I think you need to have a discontinuity in a derivative at some level to have a function like this where the lower derivatives grow smoothly. If you have zero at all levels and no discontinuities... nothing should ever change, right?

[–] surrealpartisan@lemmy.world 7 points 1 month ago* (last edited 1 month ago) (1 children)

That's what I thought too, but it turns out that is not true! Here's a couple of interesting links: Non-analytic smooth function, Bump function, Flat function. EDIT: Fixed the links and added another one.

[–] e0qdk@reddthat.com 2 points 1 month ago

Thanks for the links. This is outside the area of math I usually deal with, but I agree it's interesting. I think I understand what you're asking for now, but I've hit my mental limit for today trying to work it out. Good luck in your search!

[–] kogasa@programming.dev 2 points 1 month ago* (last edited 1 month ago)

f(x) = e^(-1/x^2) for x != 0, f(0) = 0. It's relatively easy to show this is infinitely differentiable at x=0 and every derivative is 0.

The intuition that an infinitely differentiable function can be described globally by its derivatives locally is actually true for complex differentiable functions, and this property is sometimes referred to as "rigidity" of complex-differentiable (or analytic/holomorphic) functions. It doesn't hold for functions that are only differentiable along the real axis.

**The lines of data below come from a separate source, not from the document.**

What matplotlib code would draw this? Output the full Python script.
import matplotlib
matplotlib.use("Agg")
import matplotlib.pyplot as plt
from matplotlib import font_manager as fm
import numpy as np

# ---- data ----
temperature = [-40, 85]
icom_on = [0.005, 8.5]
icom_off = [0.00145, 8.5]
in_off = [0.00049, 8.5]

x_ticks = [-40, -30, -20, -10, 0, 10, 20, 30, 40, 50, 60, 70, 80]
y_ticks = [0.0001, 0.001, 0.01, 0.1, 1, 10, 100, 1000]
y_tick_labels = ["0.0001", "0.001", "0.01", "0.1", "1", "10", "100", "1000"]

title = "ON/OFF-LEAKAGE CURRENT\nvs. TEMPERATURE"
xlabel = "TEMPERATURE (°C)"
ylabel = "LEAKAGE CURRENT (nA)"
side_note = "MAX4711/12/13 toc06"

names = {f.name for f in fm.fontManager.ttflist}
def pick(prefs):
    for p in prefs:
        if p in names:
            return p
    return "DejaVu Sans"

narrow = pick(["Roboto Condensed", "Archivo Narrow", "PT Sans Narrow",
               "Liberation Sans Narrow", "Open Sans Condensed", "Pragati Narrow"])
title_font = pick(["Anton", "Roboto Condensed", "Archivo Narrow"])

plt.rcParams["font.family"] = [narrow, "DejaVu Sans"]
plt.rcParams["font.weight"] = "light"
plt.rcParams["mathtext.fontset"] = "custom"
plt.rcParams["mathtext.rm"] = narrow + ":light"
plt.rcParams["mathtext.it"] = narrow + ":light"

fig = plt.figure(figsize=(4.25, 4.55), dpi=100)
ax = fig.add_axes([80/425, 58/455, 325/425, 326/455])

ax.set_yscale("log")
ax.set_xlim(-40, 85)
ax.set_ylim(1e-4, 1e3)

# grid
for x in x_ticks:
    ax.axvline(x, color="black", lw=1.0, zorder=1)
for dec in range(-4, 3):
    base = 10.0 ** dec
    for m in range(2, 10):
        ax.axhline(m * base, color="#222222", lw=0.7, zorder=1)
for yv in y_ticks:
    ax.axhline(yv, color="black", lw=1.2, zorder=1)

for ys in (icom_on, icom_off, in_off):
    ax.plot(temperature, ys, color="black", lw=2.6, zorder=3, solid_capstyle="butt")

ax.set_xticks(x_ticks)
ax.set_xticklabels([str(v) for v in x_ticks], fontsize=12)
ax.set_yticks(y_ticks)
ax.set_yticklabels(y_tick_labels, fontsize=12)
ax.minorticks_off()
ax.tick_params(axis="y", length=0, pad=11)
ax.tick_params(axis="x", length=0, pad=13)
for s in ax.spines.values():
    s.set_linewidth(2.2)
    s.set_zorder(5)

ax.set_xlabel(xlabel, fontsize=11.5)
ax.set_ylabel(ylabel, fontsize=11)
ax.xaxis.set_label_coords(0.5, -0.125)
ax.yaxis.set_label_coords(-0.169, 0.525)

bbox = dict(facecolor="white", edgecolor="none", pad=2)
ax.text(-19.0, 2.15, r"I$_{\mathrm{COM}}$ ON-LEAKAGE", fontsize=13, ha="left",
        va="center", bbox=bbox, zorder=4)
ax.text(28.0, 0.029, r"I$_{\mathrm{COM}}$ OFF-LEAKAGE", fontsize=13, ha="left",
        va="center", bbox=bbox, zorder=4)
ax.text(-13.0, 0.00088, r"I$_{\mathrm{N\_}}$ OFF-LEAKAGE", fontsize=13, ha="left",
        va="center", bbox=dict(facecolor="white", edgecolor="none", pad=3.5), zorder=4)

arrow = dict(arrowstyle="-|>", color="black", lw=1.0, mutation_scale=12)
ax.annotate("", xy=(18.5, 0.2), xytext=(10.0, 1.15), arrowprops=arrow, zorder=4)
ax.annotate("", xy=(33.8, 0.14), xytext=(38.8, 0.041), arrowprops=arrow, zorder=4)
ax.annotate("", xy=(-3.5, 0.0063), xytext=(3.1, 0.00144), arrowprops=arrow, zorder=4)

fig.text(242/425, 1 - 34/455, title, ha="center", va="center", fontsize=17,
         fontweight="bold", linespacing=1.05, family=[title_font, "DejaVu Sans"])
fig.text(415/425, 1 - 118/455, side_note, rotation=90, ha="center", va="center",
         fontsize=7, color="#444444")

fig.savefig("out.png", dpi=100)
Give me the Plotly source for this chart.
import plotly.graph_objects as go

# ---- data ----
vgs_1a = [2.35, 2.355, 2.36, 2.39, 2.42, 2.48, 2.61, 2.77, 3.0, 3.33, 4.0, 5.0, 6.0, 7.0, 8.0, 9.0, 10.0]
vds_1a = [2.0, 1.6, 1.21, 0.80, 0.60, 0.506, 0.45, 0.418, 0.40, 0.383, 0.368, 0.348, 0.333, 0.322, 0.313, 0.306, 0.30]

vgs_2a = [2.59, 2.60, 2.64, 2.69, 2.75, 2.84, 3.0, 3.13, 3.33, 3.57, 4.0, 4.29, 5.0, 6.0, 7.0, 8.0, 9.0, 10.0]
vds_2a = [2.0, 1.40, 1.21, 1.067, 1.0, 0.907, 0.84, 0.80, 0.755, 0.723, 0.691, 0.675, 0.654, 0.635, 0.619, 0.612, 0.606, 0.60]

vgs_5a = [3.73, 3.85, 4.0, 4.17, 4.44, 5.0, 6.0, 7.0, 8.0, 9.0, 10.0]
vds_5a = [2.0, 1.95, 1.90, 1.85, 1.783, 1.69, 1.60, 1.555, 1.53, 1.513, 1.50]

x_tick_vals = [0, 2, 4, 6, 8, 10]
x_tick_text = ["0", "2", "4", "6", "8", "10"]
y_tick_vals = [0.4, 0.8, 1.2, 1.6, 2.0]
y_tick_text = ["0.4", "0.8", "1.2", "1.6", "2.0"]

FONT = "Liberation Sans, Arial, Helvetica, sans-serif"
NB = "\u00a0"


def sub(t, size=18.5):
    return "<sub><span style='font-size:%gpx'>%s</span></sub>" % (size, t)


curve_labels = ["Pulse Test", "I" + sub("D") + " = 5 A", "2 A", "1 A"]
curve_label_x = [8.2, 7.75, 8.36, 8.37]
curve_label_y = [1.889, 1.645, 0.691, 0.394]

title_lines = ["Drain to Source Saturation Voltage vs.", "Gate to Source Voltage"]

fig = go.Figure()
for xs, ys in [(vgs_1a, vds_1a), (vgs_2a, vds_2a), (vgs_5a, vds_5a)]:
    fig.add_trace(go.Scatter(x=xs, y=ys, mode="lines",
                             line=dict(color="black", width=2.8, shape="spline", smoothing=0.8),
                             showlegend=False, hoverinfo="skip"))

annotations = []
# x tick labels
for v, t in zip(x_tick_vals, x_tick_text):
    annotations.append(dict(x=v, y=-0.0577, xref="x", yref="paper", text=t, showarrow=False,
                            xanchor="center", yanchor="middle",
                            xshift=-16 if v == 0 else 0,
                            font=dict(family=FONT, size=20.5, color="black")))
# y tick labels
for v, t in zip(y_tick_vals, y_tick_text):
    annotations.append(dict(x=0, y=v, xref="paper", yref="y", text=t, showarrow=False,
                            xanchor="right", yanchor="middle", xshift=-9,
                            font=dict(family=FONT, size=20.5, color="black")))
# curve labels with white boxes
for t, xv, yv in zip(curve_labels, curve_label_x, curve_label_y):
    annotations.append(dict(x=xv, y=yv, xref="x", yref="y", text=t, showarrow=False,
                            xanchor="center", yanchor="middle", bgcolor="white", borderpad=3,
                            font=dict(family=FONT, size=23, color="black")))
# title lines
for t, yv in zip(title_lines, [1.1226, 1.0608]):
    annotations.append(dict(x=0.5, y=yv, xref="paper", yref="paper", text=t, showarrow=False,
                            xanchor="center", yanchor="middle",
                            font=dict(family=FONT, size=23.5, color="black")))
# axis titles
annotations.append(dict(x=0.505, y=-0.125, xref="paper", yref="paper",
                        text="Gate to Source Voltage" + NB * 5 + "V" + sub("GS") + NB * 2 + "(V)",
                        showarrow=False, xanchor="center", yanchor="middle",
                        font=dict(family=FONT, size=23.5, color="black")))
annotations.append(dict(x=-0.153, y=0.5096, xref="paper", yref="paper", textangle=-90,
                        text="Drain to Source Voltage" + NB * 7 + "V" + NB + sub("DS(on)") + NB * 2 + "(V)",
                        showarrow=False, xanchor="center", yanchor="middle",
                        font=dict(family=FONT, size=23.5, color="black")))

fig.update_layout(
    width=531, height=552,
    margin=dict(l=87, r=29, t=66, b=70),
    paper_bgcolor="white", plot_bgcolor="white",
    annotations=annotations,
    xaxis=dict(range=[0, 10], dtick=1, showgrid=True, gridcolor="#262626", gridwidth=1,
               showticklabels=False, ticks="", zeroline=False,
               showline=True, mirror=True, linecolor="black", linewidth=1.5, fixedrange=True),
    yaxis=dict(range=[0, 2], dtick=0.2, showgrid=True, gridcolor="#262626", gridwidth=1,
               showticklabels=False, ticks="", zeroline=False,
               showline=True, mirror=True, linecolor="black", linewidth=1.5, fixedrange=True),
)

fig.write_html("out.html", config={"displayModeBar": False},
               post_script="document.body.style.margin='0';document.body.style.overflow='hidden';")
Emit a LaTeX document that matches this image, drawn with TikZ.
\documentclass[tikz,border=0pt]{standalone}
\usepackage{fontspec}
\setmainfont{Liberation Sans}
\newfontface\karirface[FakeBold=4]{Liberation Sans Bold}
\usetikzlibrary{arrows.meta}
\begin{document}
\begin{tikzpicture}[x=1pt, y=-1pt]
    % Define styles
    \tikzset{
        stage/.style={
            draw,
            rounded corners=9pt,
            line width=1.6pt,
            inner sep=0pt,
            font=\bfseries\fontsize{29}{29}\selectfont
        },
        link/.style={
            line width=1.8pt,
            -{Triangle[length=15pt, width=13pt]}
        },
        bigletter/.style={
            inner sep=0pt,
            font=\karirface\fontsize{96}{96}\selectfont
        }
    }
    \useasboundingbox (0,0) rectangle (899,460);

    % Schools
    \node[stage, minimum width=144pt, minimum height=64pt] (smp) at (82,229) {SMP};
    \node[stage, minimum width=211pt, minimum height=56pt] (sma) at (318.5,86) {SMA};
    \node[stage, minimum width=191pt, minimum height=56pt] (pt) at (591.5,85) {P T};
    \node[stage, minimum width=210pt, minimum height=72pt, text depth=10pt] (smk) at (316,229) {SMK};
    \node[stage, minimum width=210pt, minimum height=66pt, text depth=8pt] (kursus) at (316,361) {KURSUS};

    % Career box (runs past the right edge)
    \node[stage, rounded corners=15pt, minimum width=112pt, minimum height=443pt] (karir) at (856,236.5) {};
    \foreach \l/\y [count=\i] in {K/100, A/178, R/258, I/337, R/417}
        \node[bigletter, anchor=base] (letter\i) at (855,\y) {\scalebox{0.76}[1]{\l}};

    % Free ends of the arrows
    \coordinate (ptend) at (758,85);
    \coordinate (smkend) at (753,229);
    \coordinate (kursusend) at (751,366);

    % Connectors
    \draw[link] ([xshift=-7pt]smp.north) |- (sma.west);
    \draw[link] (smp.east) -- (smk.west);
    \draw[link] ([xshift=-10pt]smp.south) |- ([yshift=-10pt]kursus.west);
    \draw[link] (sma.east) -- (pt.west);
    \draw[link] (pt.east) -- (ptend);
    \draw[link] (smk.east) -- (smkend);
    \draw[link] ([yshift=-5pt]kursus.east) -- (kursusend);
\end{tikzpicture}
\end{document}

[–] WolfLink@sh.itjust.works 2 points 1 month ago (1 children)

Could you approximate derivatives by finite differences?

Could you write your own code implementing the the derivatives?

[–] surrealpartisan@lemmy.world 1 points 1 month ago* (last edited 1 month ago) (1 children)

Could you approximate derivatives by finite differences?

Yes. I will try that.

Could you write your own code implementing the the derivatives?

No, I don't think I could.

[–] surrealpartisan@lemmy.world 1 points 1 month ago* (last edited 1 month ago)

I did some numerical differentiation, with ten thousand points between 0 and 10. Negative values appeared in the third derivative. The attached figure zooms into them. While I think those sudden spikes may very well be numerical artifacts caused by float rounding errors or something like that, there is a clear negative slope around them, further confirmed in the fourth derivative. So, this function is not what I hoped it to be.

[–] wabasso@lemmy.ca 2 points 1 month ago (1 children)

I won’t be able to help you, but was wondering if you could help me understand what tau is in the equations. I got lost when that showed up.

[–] surrealpartisan@lemmy.world 2 points 1 month ago* (last edited 1 month ago)

You can think of the convolution as a process to smooth the function g by making its values at points around each t affect that at t. So, tau is the distance between t and another point, and Psi(tau) tells how much the other point contributes to the smoothing at point t. In a more decent situation, the integral in (7) would have been properly solved and tau would have disappeared, never to bother us again.